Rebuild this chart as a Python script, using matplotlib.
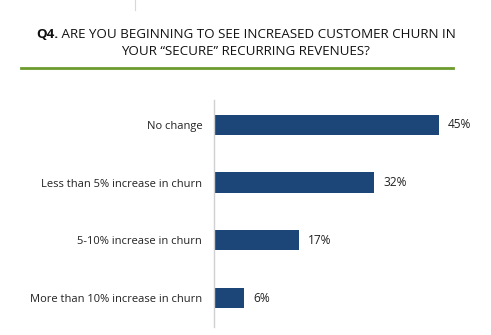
import matplotlib
matplotlib.use("Agg")
import matplotlib.pyplot as plt
from matplotlib.lines import Line2D

categories = ["No change", "Less than 5% increase in churn", "5-10% increase in churn", "More than 10% increase in churn"]
values = [45, 32, 17, 6]
value_labels = ["45%", "32%", "17%", "6%"]
title_bold = "Q4."
title_line1 = " ARE YOU BEGINNING TO SEE INCREASED CUSTOMER CHURN IN"
title_line2 = "YOUR \u201cSECURE\u201d RECURRING REVENUES?"

W, H = 491, 335
plt.rcParams['font.family'] = ['Open Sans', 'DejaVu Sans']
fig = plt.figure(figsize=(W / 100, H / 100), dpi=100)
fig.patch.set_facecolor("white")

ax = fig.add_axes([214 / W, 8 / H, 250 / W, 227 / H])
pos = list(range(len(categories)))
bar_color = "#1b4677"
ax.barh(pos, values, height=0.35, color=bar_color)
ax.set_xlim(0, 50)
ax.set_ylim(3.5, -0.43)
ax.set_yticks(pos)
ax.set_yticklabels(categories, fontsize=8, color="#222222")
ax.tick_params(axis="y", length=0, pad=8.5)
ax.set_xticks([])
for s in ["top", "right", "bottom"]:
    ax.spines[s].set_visible(False)
ax.spines["left"].set_color("#d0d0d0")
ax.spines["left"].set_linewidth(1)
for p, v, lab in zip(pos, values, value_labels):
    ax.annotate(lab, (v, p), xytext=(6.5, 0), textcoords="offset points",
                va="center", ha="left", fontsize=8.6, color="#222222")

# title
t1 = fig.text(0.5, 1 - 38 / H, title_bold, fontsize=9.6, fontweight="bold", ha="left", va="baseline", color="#111111")
t2 = fig.text(0.5, 1 - 38 / H, title_line1, fontsize=9.6, ha="left", va="baseline", color="#111111")
fig.canvas.draw()
r = fig.canvas.get_renderer()
b1 = t1.get_window_extent(r)
b2 = t2.get_window_extent(r)
total = b1.width + b2.width
start = 246 - total / 2
t1.set_x(start / W)
t2.set_x((start + b1.width) / W)
fig.text(246 / W, 1 - 55 / H, title_line2, fontsize=9.6, ha="center", va="baseline", color="#111111")

# green rule
fig.add_artist(Line2D([21 / W, 453 / W], [1 - 68 / H, 1 - 68 / H], color="#6d9b2e", lw=2))
# small gray tick at top
fig.add_artist(Line2D([135 / W, 135 / W], [1, 1 - 10 / H], color="#d8d8d8", lw=0.8))

fig.savefig("out.png", dpi=100, facecolor="white")
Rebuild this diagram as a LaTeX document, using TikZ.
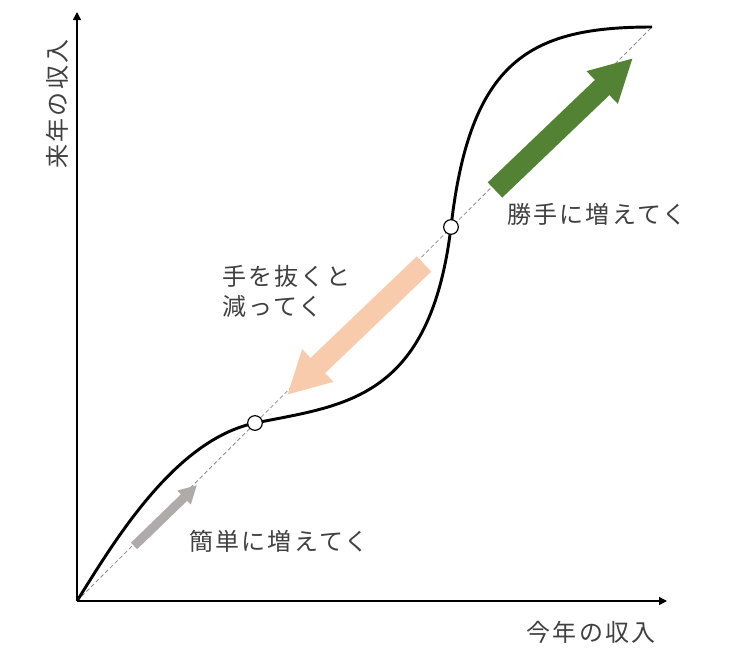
\documentclass[tikz,border=0pt]{standalone}
\usepackage{fontspec}
\newfontfamily\jpfont[LetterSpace=9]{Noto Sans CJK JP}
\usetikzlibrary{arrows.meta}

\definecolor{leafgreen}{HTML}{548235}
\definecolor{peach}{HTML}{F8CBAD}
\definecolor{ashgray}{HTML}{AFABAB}

\begin{document}
\begin{tikzpicture}[x=0.75pt, y=-0.75pt,
	label/.style={font=\jpfont\fontsize{18}{22.5}\selectfont, text=black!75, inner sep=0pt},
	axis/.style={line width=1.1pt, -{Triangle[width=6pt,length=6pt]}},
	dot/.style={circle, draw, fill=white, line width=0.9pt, minimum size=11pt, inner sep=0pt},
	fatarrow/.style={line width=15.75pt, draw=#1, -{Triangle[width=31.5pt,length=32pt]}},
	thinarrow/.style={line width=6.75pt, draw=#1, -{Triangle[width=13.5pt,length=13.5pt]}},
]
	\useasboundingbox (0,0) rectangle (729,661);

	% axes
	\coordinate (o) at (77,601);
	\coordinate (xend) at (667,601);
	\coordinate (yend) at (77,12);
	\coordinate (top) at (652,27);
	\coordinate (low) at (255,423);
	\coordinate (high) at (451,227);
	\draw[axis] (o) -- (xend);
	\draw[axis] (o) -- (yend);

	% 45 degree line
	\draw[black!45, line width=0.6pt, dash pattern=on 3pt off 2pt] (o) -- (top);

	% income curve
	\draw[line width=2.2pt] (o) .. controls (115,540) and (175,440) .. (low)
		.. controls (345,405) and (430,400) .. (high)
		.. controls (470,60) and (530,27) .. (top);

	% fixed points
	\node[dot] (lowdot) at (low) {};
	\node[dot] (highdot) at (high) {};

	% arrows
	\coordinate (gtail) at (495,190);
	\coordinate (gtip) at (633,58);
	\coordinate (ptail) at (424,264);
	\coordinate (ptip) at (287,395);
	\coordinate (atail) at (134,546);
	\coordinate (atip) at (197,485);
	\draw[fatarrow=leafgreen] (gtail) -- (gtip);
	\draw[fatarrow=peach] (ptail) -- (ptip);
	\draw[thinarrow=ashgray] (atail) -- (atip);

	% labels
	\node[label] (xlab) at (591,632) {今年の収入};
	\node[label, rotate=90] (ylab) at (57,104) {来年の収入};
	\node[label] (uplab) at (597,214) {勝手に増えてく};
	\node[label] (easylab) at (279,541) {簡単に増えてく};
	\node[label, anchor=north west, align=left] (downlab) at (222,265) {手を抜くと\\減ってく};
\end{tikzpicture}
\end{document}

● Instruction: Leave out the pictures and print each record exactly as it stands.

● Answer to the exercise:
Rebuild this chart as a Python script, using matplotlib.
import matplotlib
matplotlib.use("Agg")
import matplotlib.pyplot as plt
from matplotlib.lines import Line2D

categories = ["No change", "Less than 5% increase in churn", "5-10% increase in churn", "More than 10% increase in churn"]
values = [45, 32, 17, 6]
value_labels = ["45%", "32%", "17%", "6%"]
title_bold = "Q4."
title_line1 = " ARE YOU BEGINNING TO SEE INCREASED CUSTOMER CHURN IN"
title_line2 = "YOUR \u201cSECURE\u201d RECURRING REVENUES?"

W, H = 491, 335
plt.rcParams['font.family'] = ['Open Sans', 'DejaVu Sans']
fig = plt.figure(figsize=(W / 100, H / 100), dpi=100)
fig.patch.set_facecolor("white")

ax = fig.add_axes([214 / W, 8 / H, 250 / W, 227 / H])
pos = list(range(len(categories)))
bar_color = "#1b4677"
ax.barh(pos, values, height=0.35, color=bar_color)
ax.set_xlim(0, 50)
ax.set_ylim(3.5, -0.43)
ax.set_yticks(pos)
ax.set_yticklabels(categories, fontsize=8, color="#222222")
ax.tick_params(axis="y", length=0, pad=8.5)
ax.set_xticks([])
for s in ["top", "right", "bottom"]:
    ax.spines[s].set_visible(False)
ax.spines["left"].set_color("#d0d0d0")
ax.spines["left"].set_linewidth(1)
for p, v, lab in zip(pos, values, value_labels):
    ax.annotate(lab, (v, p), xytext=(6.5, 0), textcoords="offset points",
                va="center", ha="left", fontsize=8.6, color="#222222")

# title
t1 = fig.text(0.5, 1 - 38 / H, title_bold, fontsize=9.6, fontweight="bold", ha="left", va="baseline", color="#111111")
t2 = fig.text(0.5, 1 - 38 / H, title_line1, fontsize=9.6, ha="left", va="baseline", color="#111111")
fig.canvas.draw()
r = fig.canvas.get_renderer()
b1 = t1.get_window_extent(r)
b2 = t2.get_window_extent(r)
total = b1.width + b2.width
start = 246 - total / 2
t1.set_x(start / W)
t2.set_x((start + b1.width) / W)
fig.text(246 / W, 1 - 55 / H, title_line2, fontsize=9.6, ha="center", va="baseline", color="#111111")

# green rule
fig.add_artist(Line2D([21 / W, 453 / W], [1 - 68 / H, 1 - 68 / H], color="#6d9b2e", lw=2))
# small gray tick at top
fig.add_artist(Line2D([135 / W, 135 / W], [1, 1 - 10 / H], color="#d8d8d8", lw=0.8))

fig.savefig("out.png", dpi=100, facecolor="white")
Rebuild this diagram as a LaTeX document, using TikZ.
\documentclass[tikz,border=0pt]{standalone}
\usepackage{fontspec}
\newfontfamily\jpfont[LetterSpace=9]{Noto Sans CJK JP}
\usetikzlibrary{arrows.meta}

\definecolor{leafgreen}{HTML}{548235}
\definecolor{peach}{HTML}{F8CBAD}
\definecolor{ashgray}{HTML}{AFABAB}

\begin{document}
\begin{tikzpicture}[x=0.75pt, y=-0.75pt,
	label/.style={font=\jpfont\fontsize{18}{22.5}\selectfont, text=black!75, inner sep=0pt},
	axis/.style={line width=1.1pt, -{Triangle[width=6pt,length=6pt]}},
	dot/.style={circle, draw, fill=white, line width=0.9pt, minimum size=11pt, inner sep=0pt},
	fatarrow/.style={line width=15.75pt, draw=#1, -{Triangle[width=31.5pt,length=32pt]}},
	thinarrow/.style={line width=6.75pt, draw=#1, -{Triangle[width=13.5pt,length=13.5pt]}},
]
	\useasboundingbox (0,0) rectangle (729,661);

	% axes
	\coordinate (o) at (77,601);
	\coordinate (xend) at (667,601);
	\coordinate (yend) at (77,12);
	\coordinate (top) at (652,27);
	\coordinate (low) at (255,423);
	\coordinate (high) at (451,227);
	\draw[axis] (o) -- (xend);
	\draw[axis] (o) -- (yend);

	% 45 degree line
	\draw[black!45, line width=0.6pt, dash pattern=on 3pt off 2pt] (o) -- (top);

	% income curve
	\draw[line width=2.2pt] (o) .. controls (115,540) and (175,440) .. (low)
		.. controls (345,405) and (430,400) .. (high)
		.. controls (470,60) and (530,27) .. (top);

	% fixed points
	\node[dot] (lowdot) at (low) {};
	\node[dot] (highdot) at (high) {};

	% arrows
	\coordinate (gtail) at (495,190);
	\coordinate (gtip) at (633,58);
	\coordinate (ptail) at (424,264);
	\coordinate (ptip) at (287,395);
	\coordinate (atail) at (134,546);
	\coordinate (atip) at (197,485);
	\draw[fatarrow=leafgreen] (gtail) -- (gtip);
	\draw[fatarrow=peach] (ptail) -- (ptip);
	\draw[thinarrow=ashgray] (atail) -- (atip);

	% labels
	\node[label] (xlab) at (591,632) {今年の収入};
	\node[label, rotate=90] (ylab) at (57,104) {来年の収入};
	\node[label] (uplab) at (597,214) {勝手に増えてく};
	\node[label] (easylab) at (279,541) {簡単に増えてく};
	\node[label, anchor=north west, align=left] (downlab) at (222,265) {手を抜くと\\減ってく};
\end{tikzpicture}
\end{document}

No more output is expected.